I had a 386SX-16 with a 100MB hard drive in (around 1989-90 I think it was). Before that I had a Tandy 1000 in (around 1987) and Commodore 64 (around 1983) that never had hard drives. I was lucky just to have a floppy drive when everybody else had tape drives for their C64s.
I got a Dell XPS Pentium 90 in 1994 that had a 500MB hard drive. I think it was about a $100-$200 option to upgrade to a 1GB hard drive. I know they were available. I decided I really didn't need it, though, and upgraded the video card to a Number Nine GXE64 Pro instead.

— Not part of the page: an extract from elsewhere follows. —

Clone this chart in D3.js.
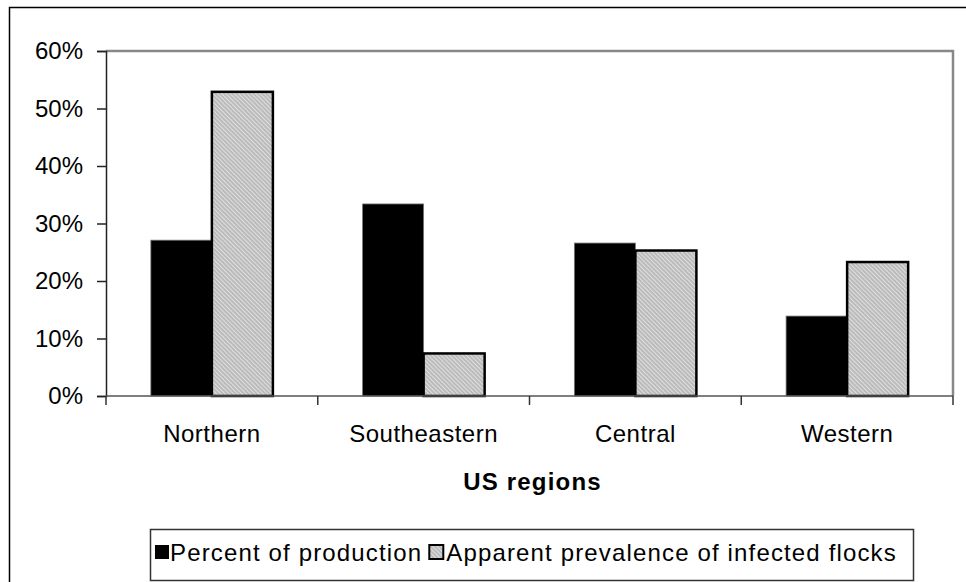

I'm not sure why it was called the GXE64 Pro, since it only had 4MB of VRAM, but it was a pretty huge PCI card and said "TICKET TO RIDE" on the back. I think that P90 only had 8MB RAM and I upgraded to 16MB for Win95 beta. Those P90s and P100s that came out in 1994 were good machines for a long time. 486-100s and cheap P75 were still selling a couple years later. It's not like you needed to upgrade your graphics when Everything from Wolfenstein to Doom 2 was rendered in software.
I remember the important part of that 386SX-16 wasn't the hard drive. It was the 512K Paradise SVGA card and the 2400baud modem for the BBSes. 640x480 with 256 colors was pretty high end. There was much downloading of things that said "McHenry BBS" and "Amateur Action."